Metal and plastic tiles may also need a light sanding to ensure that the new paint bonds with the surface. In addition, repair damaged tiles with all-purpose spackle or caulk to cover dents and fill holes. Allow the caulk to dry completely; then sand lightly. Remove dust and debris with a tack cloth.
Priming Before Painting
Unless you're using a ceiling paint that incorporates a primer, use a stain-sealing primer like Kilz before painting heavily stained acoustic ceiling tiles. Plastic, cork, and/or metal ceiling tiles also need an appropriate primer formulated for the specific material before applying fresh paint. Cork tiles soak up primer and paint; apply at least two coats of shellac-based primer and allow it to dry according to the directions before applying the final paint colors.
If you're changing the color of the ceiling tiles, consider having the primer tinted to the same or a slightly lighter color.
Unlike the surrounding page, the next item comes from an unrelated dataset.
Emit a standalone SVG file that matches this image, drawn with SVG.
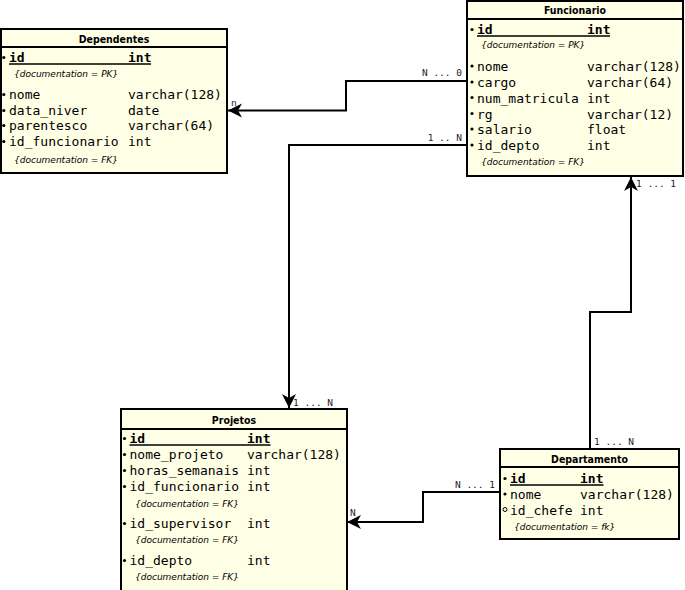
<svg xmlns="http://www.w3.org/2000/svg" width="685" height="590" viewBox="0 0 685 590">
<style>
.box{fill:#ffffe6;stroke:#000;stroke-width:2}
.sep{stroke:#000;stroke-width:2}
.title{font-family:"DejaVu Sans Condensed","DejaVu Sans",sans-serif;font-weight:bold;font-size:10.5px;text-anchor:middle;fill:#000}
.col{font-family:"DejaVu Sans Mono","Liberation Mono",monospace;font-size:13px;fill:#000}
.pk{font-weight:bold}
.doc{font-family:"DejaVu Sans",sans-serif;font-style:italic;font-size:9px;fill:#000}
.ul{stroke:#000;stroke-width:1.3}
.dot{fill:#000}
.odot{fill:none;stroke:#000;stroke-width:1}
.conn{fill:none;stroke:#000;stroke-width:2}
.lbl{font-family:"DejaVu Sans Mono","Liberation Mono",monospace;font-size:9.5px;fill:#222}
</style>
<defs>
<marker id="arr" viewBox="-15 -8 16 16" refX="0" refY="0" markerWidth="16" markerHeight="16" markerUnits="userSpaceOnUse" orient="auto">
<path d="M0,0 L-14,-7 L-10,0 L-14,7 Z" fill="#000"/>
</marker>
</defs>

<g id="connectors">
<polyline class="conn" points="467,81 346,81 346,110.5 228,110.5" marker-end="url(#arr)"/>
<polyline class="conn" points="467,145 289,145 289,408" marker-end="url(#arr)"/>
<polyline class="conn" points="590,449 590,312 631,312 631,177" marker-end="url(#arr)"/>
<polyline class="conn" points="499,492 423,492 423,522 347,522" marker-end="url(#arr)"/>
<text class="lbl" x="462" y="76" text-anchor="end">N ... 0</text>
<text class="lbl" x="231" y="106">n</text>
<text class="lbl" x="462" y="141" text-anchor="end">1 .. N</text>
<text class="lbl" x="293" y="406">1 ... N</text>
<text class="lbl" x="636" y="187">1 ... 1</text>
<text class="lbl" x="594" y="445">1 ... N</text>
<text class="lbl" x="495" y="488" text-anchor="end">N ... 1</text>
<text class="lbl" x="350" y="516">N</text>
</g>

<g id="Dependentes">
<rect class="box" x="1" y="29" width="226" height="144"/>
<line class="sep" x1="1" y1="47" x2="227" y2="47"/>
<text class="title" x="114" y="43">Dependentes</text>
<circle class="dot" cx="3.8" cy="57.5" r="1.6"/>
<text class="col pk" x="9" y="62">id</text><text class="col pk" x="128" y="62">int</text>
<line class="ul" x1="9" y1="64" x2="151" y2="64"/>
<text class="doc" x="14" y="77">{documentation = PK}</text>
<circle class="dot" cx="3.8" cy="94.5" r="1.6"/>
<text class="col" x="9" y="99">nome</text><text class="col" x="128" y="99">varchar(128)</text>
<circle class="dot" cx="3.8" cy="110.5" r="1.6"/>
<text class="col" x="9" y="115">data_niver</text><text class="col" x="128" y="115">date</text>
<circle class="dot" cx="3.8" cy="125.5" r="1.6"/>
<text class="col" x="9" y="130">parentesco</text><text class="col" x="128" y="130">varchar(64)</text>
<circle class="dot" cx="3.8" cy="141.5" r="1.6"/>
<text class="col" x="9" y="146">id_funcionario</text><text class="col" x="128" y="146">int</text>
<text class="doc" x="14" y="163">{documentation = FK}</text>
</g>

<g id="Funcionario">
<rect class="box" x="467" y="1" width="216" height="175"/>
<line class="sep" x1="467" y1="19" x2="683" y2="19"/>
<text class="title" x="575" y="14">Funcionario</text>
<circle class="dot" cx="472" cy="29.5" r="1.6"/>
<text class="col pk" x="477" y="34">id</text><text class="col pk" x="587" y="34">int</text>
<line class="ul" x1="477" y1="36" x2="610" y2="36"/>
<text class="doc" x="481" y="48">{documentation = PK}</text>
<circle class="dot" cx="472" cy="66" r="1.6"/>
<text class="col" x="477" y="71">nome</text><text class="col" x="587" y="71">varchar(128)</text>
<circle class="dot" cx="472" cy="82" r="1.6"/>
<text class="col" x="477" y="87">cargo</text><text class="col" x="587" y="87">varchar(64)</text>
<circle class="dot" cx="472" cy="97.5" r="1.6"/>
<text class="col" x="477" y="102.5">num_matricula</text><text class="col" x="587" y="102.5">int</text>
<circle class="dot" cx="472" cy="113.5" r="1.6"/>
<text class="col" x="477" y="118.5">rg</text><text class="col" x="587" y="118.5">varchar(12)</text>
<circle class="dot" cx="472" cy="129" r="1.6"/>
<text class="col" x="477" y="134">salario</text><text class="col" x="587" y="134">float</text>
<circle class="dot" cx="472" cy="145" r="1.6"/>
<text class="col" x="477" y="150">id_depto</text><text class="col" x="587" y="150">int</text>
<text class="doc" x="481" y="165">{documentation = FK}</text>
</g>

<g id="Projetos">
<rect class="box" x="121" y="409" width="226" height="190"/>
<line class="sep" x1="121" y1="429" x2="347" y2="429"/>
<text class="title" x="234" y="424">Projetos</text>
<circle class="dot" cx="124.5" cy="438.5" r="1.6"/>
<text class="col pk" x="129.5" y="443">id</text><text class="col pk" x="247" y="443">int</text>
<line class="ul" x1="129.5" y1="445" x2="270.5" y2="445"/>
<circle class="dot" cx="124.5" cy="454.5" r="1.6"/>
<text class="col" x="129.5" y="459">nome_projeto</text><text class="col" x="247" y="459">varchar(128)</text>
<circle class="dot" cx="124.5" cy="470.5" r="1.6"/>
<text class="col" x="129.5" y="475">horas_semanais</text><text class="col" x="247" y="475">int</text>
<circle class="dot" cx="124.5" cy="486.5" r="1.6"/>
<text class="col" x="129.5" y="491">id_funcionario</text><text class="col" x="247" y="491">int</text>
<text class="doc" x="135" y="507">{documentation = FK}</text>
<circle class="dot" cx="124.5" cy="523.5" r="1.6"/>
<text class="col" x="129.5" y="528">id_supervisor</text><text class="col" x="247" y="528">int</text>
<text class="doc" x="135" y="543">{documentation = FK}</text>
<circle class="dot" cx="124.5" cy="560.5" r="1.6"/>
<text class="col" x="129.5" y="565">id_depto</text><text class="col" x="247" y="565">int</text>
<text class="doc" x="135" y="580">{documentation = FK}</text>
</g>

<g id="Departamento">
<rect class="box" x="500" y="449" width="179" height="90"/>
<line class="sep" x1="500" y1="467" x2="679" y2="467"/>
<text class="title" x="589.5" y="463">Departamento</text>
<circle class="dot" cx="505" cy="478.5" r="1.6"/>
<text class="col pk" x="510" y="483">id</text><text class="col pk" x="580" y="483">int</text>
<line class="ul" x1="510" y1="485" x2="603.5" y2="485"/>
<circle class="dot" cx="505" cy="494" r="1.6"/>
<text class="col" x="510" y="498.5">nome</text><text class="col" x="580" y="498.5">varchar(128)</text>
<circle class="odot" cx="505" cy="509.5" r="2"/>
<text class="col" x="510" y="514.5">id_chefe</text><text class="col" x="580" y="514.5">int</text>
<text class="doc" x="514" y="530">{documentation = fk}</text>
</g>
</svg>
When painting a brighter or dark color, a tinted primer helps smooth the underlying tones, intensifies the depth of the color, and reduces the number of final coats. Follow these steps for priming the tiles:
- Open the windows for ventilation.
- Turn on exhaust fans and, if possible, put a box or window fan in front of the door to pull fumes out of the room.
- Roll or spray the first coat of primer onto the tiles.
- Allow the tiles to dry for the recommended time.
- If necessary, apply a second coat of primer to completely cover the tiles.
Painting Old Ceiling Tiles
After waiting for the primer to dry, repeat the process and paint the old ceiling tiles. However, if you used a shellac primer, such as those used on cork tiles, it may be necessary to lightly sand the primer coat before applying the paint. Ceiling paints are usually thicker than standard interior house paint, with a flat or matte finish. If you're unable to find a ceiling paint that you can tint to your specification, you can use a low-VOC interior flat or matte latex paint.
Apply two coats of paint, giving them time to dry. When painting old tiles that are attached to the ceiling, use an extension pole and a roller with a 1/2- or 3/4-inch nap, depending on the texture, and work in 3- to 5-foot sections. While the ceiling tiles are drying, remove the painter's tape around the edges of the room.